- Born: 1950 (age 75–76) Baiji, Salah al-Din, Iraq
- Allegiance: Iraq
- Branch: Iraqi Air Force
- Rank: Air marshal
- Commands: Iraqi Air Force
- Conflicts: Iran–Iraq War Persian Gulf War Iraq War

= Hamid Raja Shalah =

Former Iraqi commander

Hamid Raja Shalah (حامد رجا شلاح), also known as Hamid Raja-Shalah Hassan al-Tikriti or Hamid Raja-Shalah Hassum al-Tikriti (born 1950) is a former commander of the Iraqi Air Force under Saddam Hussein.

==Career==
During Shalah's air force career, he served as a pilot. In the 1980s, during the Iran–Iraq War, Shalah commanded several air bases, including the Kirkuk air base.
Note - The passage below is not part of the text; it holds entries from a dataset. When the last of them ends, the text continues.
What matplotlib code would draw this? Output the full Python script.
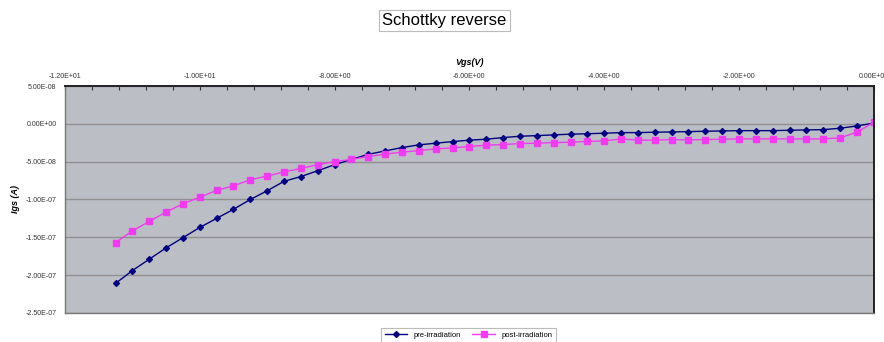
import matplotlib
matplotlib.use('Agg')
import matplotlib.pyplot as plt
from matplotlib.ticker import FuncFormatter, MultipleLocator
import numpy as np

# gate voltage sweep, 0.25 V steps from -11.25 V to 0 V
vgs = np.arange(-11.25, 0.001, 0.25)

pre = [-2.11e-7, -1.94e-7, -1.79e-7, -1.64e-7, -1.505e-7, -1.37e-7, -1.25e-7,
       -1.13e-7, -1.00e-7, -8.85e-8, -7.6e-8, -6.97e-8, -6.2e-8, -5.4e-8,
       -4.7e-8, -4.03e-8, -3.58e-8, -3.14e-8, -2.78e-8, -2.56e-8, -2.35e-8,
       -2.16e-8, -2.03e-8, -1.82e-8, -1.64e-8, -1.56e-8, -1.46e-8, -1.37e-8,
       -1.31e-8, -1.24e-8, -1.16e-8, -1.16e-8, -1.11e-8, -1.07e-8, -1.03e-8,
       -0.98e-8, -0.94e-8, -0.9e-8, -0.9e-8, -0.9e-8, -0.85e-8, -0.8e-8,
       -0.77e-8, -0.58e-8, -0.28e-8, 0.1e-8]

post = [-1.57e-7, -1.417e-7, -1.29e-7, -1.166e-7, -1.057e-7, -9.7e-8, -8.8e-8,
        -8.2e-8, -7.4e-8, -6.9e-8, -6.35e-8, -5.9e-8, -5.4e-8, -5.0e-8,
        -4.7e-8, -4.33e-8, -4.0e-8, -3.75e-8, -3.54e-8, -3.31e-8, -3.18e-8,
        -3.0e-8, -2.82e-8, -2.74e-8, -2.61e-8, -2.56e-8, -2.48e-8, -2.43e-8,
        -2.33e-8, -2.26e-8, -1.99e-8, -2.16e-8, -2.16e-8, -2.08e-8, -2.12e-8,
        -2.08e-8, -2.03e-8, -1.99e-8, -1.99e-8, -1.99e-8, -1.99e-8, -1.99e-8,
        -1.99e-8, -1.86e-8, -1.1e-8, 0.2e-8]

plt.rcParams['font.family'] = ['Liberation Sans', 'DejaVu Sans']

fig = plt.figure(figsize=(8.84, 3.42), dpi=100)
ax = fig.add_axes([0.0735, 0.085, 0.915, 0.6635])
ax.set_facecolor('#bcbec6')

ax.plot(vgs, pre, color='#000080', marker='D', markersize=3, linewidth=1,
        label='pre-irradiation')
ax.plot(vgs, post, color='#f03cf0', marker='s', markersize=5, linewidth=1,
        label='post-irradiation')

ax.set_xlim(-12, 0)
ax.set_ylim(-2.5e-7, 5e-8)
ax.xaxis.set_major_locator(MultipleLocator(2))
ax.xaxis.set_minor_locator(MultipleLocator(0.4))
ax.yaxis.set_major_locator(MultipleLocator(5e-8))

sci = FuncFormatter(lambda v, pos: '%.2E' % (0.0 if abs(v) < 1e-12 else v))
ax.xaxis.set_major_formatter(sci)
ax.yaxis.set_major_formatter(sci)

ax.xaxis.tick_top()
ax.xaxis.set_label_position('top')
ax.tick_params(axis='x', which='both', direction='in', length=3, width=0.8,
               labelsize=5, pad=4, colors='#333333')
ax.tick_params(axis='y', length=0, labelsize=5, pad=6, colors='#333333')

ax.grid(axis='y', color='#909090', linewidth=1.0)
ax.set_axisbelow(True)

for side in ['top', 'right']:
    ax.spines[side].set_color('#222222')
    ax.spines[side].set_linewidth(1.4)
for side in ['left', 'bottom']:
    ax.spines[side].set_color('#777777')
    ax.spines[side].set_linewidth(1.0)

ax.set_xlabel('Vgs(V)', fontsize=6.5, fontweight='bold', fontstyle='italic',
              labelpad=6)
ax.set_ylabel('Igs (A)', fontsize=6.5, fontweight='bold', fontstyle='italic',
              labelpad=4)

fig.text(0.5025, 0.94, 'Schottky reverse', ha='center', va='center',
         fontsize=12,
         bbox=dict(boxstyle='square,pad=0.2', facecolor='white',
                   edgecolor='#bbbbbb', linewidth=0.8))

leg = fig.legend(loc='center', bbox_to_anchor=(0.53, 0.02), ncol=2,
                 fontsize=5.5, frameon=True, fancybox=False,
                 edgecolor='#aaaaaa', handlelength=3, columnspacing=1.5,
                 borderpad=0.5)
leg.get_frame().set_linewidth(0.8)

fig.savefig('out.png', dpi=100)
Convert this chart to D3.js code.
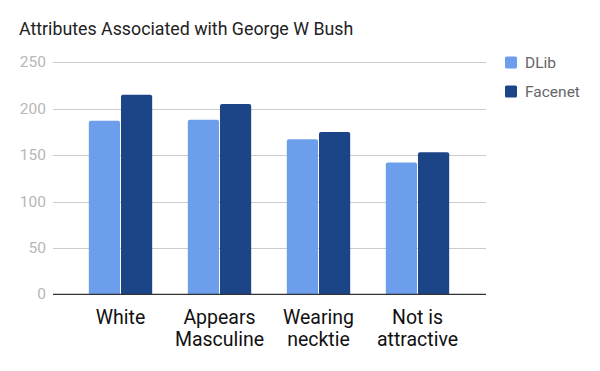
<!DOCTYPE html>
<html><head><meta charset="utf-8">
<script src="https://cdn.jsdelivr.net/npm/d3@7"></script>
<style>body{margin:0;background:#fff}svg{display:block;font-family:Roboto,sans-serif}</style>
</head><body><svg id="c" width="600" height="371"></svg>
<script>
const categories = [["White"], ["Appears", "Masculine"], ["Wearing", "necktie"], ["Not is", "attractive"]];
const seriesNames = ["DLib", "Facenet"];
const dlib = [187, 188, 167, 142];
const facenet = [215, 205, 175, 153];
const yTicks = [0, 50, 100, 150, 200, 250];
const colors = ["#6d9eeb", "#1c4587"];

const svg = d3.select("#c");
svg.append("rect").attr("width",600).attr("height",371).attr("fill","#fff");
const plotL = 53, plotR = 486, plotT = 62.3, plotB = 294.3;
const y = d3.scaleLinear().domain([0,250]).range([plotB, plotT]);
const x0 = d3.scaleBand().domain(d3.range(categories.length)).range([71, 467]).paddingInner(0.36).paddingOuter(0.18);
const x1 = d3.scaleBand().domain([0,1]).range([0, x0.bandwidth()]).paddingInner(0.03);

svg.append("text").attr("x",19).attr("y",35).attr("font-size",17.8).attr("fill","#222")
  .text("Attributes Associated with George W Bush");

const gy = svg.append("g");
gy.selectAll("line").data(yTicks.filter(d=>d>0)).join("line")
  .attr("x1",plotL).attr("x2",plotR).attr("y1",d=>Math.round(y(d))+0.5).attr("y2",d=>Math.round(y(d))+0.5)
  .attr("stroke","#cccccc").attr("stroke-width",1);
gy.selectAll("text").data(yTicks).join("text")
  .attr("x",46).attr("y",d=>y(d)+5).attr("text-anchor","end").attr("font-size",15.5).attr("fill","#b7b7b7")
  .text(d=>d);

const series = [dlib, facenet];
series.forEach((vals, si) => {
  svg.append("g").selectAll("path").data(vals).join("path")
    .attr("fill", colors[si])
    .attr("d", (d,i) => {
      const bx = x0(i) + x1(si), bw = x1.bandwidth(), top = y(d), bot = plotB, r = 2;
      return `M${bx},${bot}V${top+r}Q${bx},${top} ${bx+r},${top}H${bx+bw-r}Q${bx+bw},${top} ${bx+bw},${top+r}V${bot}Z`;
    });
});

svg.append("line").attr("x1",plotL).attr("x2",plotR).attr("y1",plotB).attr("y2",plotB)
  .attr("stroke","#333").attr("stroke-width",1.3);

const xl = svg.append("g");
categories.forEach((lines, i) => {
  const t = xl.append("text").attr("text-anchor","middle").attr("font-size",19.5).attr("fill","#111");
  lines.forEach((ln, j) => t.append("tspan").attr("x", x0(i)+x0.bandwidth()/2).attr("y", 323.5 + j*22.5).text(ln));
});

const lg = svg.append("g");
seriesNames.forEach((n, i) => {
  lg.append("rect").attr("x",505).attr("y",56.5 + i*29).attr("width",12).attr("height",12).attr("rx",1.5).attr("fill",colors[i]);
  lg.append("text").attr("x",525).attr("y",68 + i*29).attr("font-size",15.5).attr("fill","#666").text(n);
});
</script></body></html>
He rose to three-star rank and was appointed Commander-in-chief of the Iraqi Air Force in the mid-1990s.

He was reported by the United States Central Command to be in coalition custody on June 14, 2003. Prior to his capture, Shalah was number 17 (ten of spades) in the U.S. deck of most-wanted Iraqi playing cards.

He was held as a prisoner of war until his release in 2007.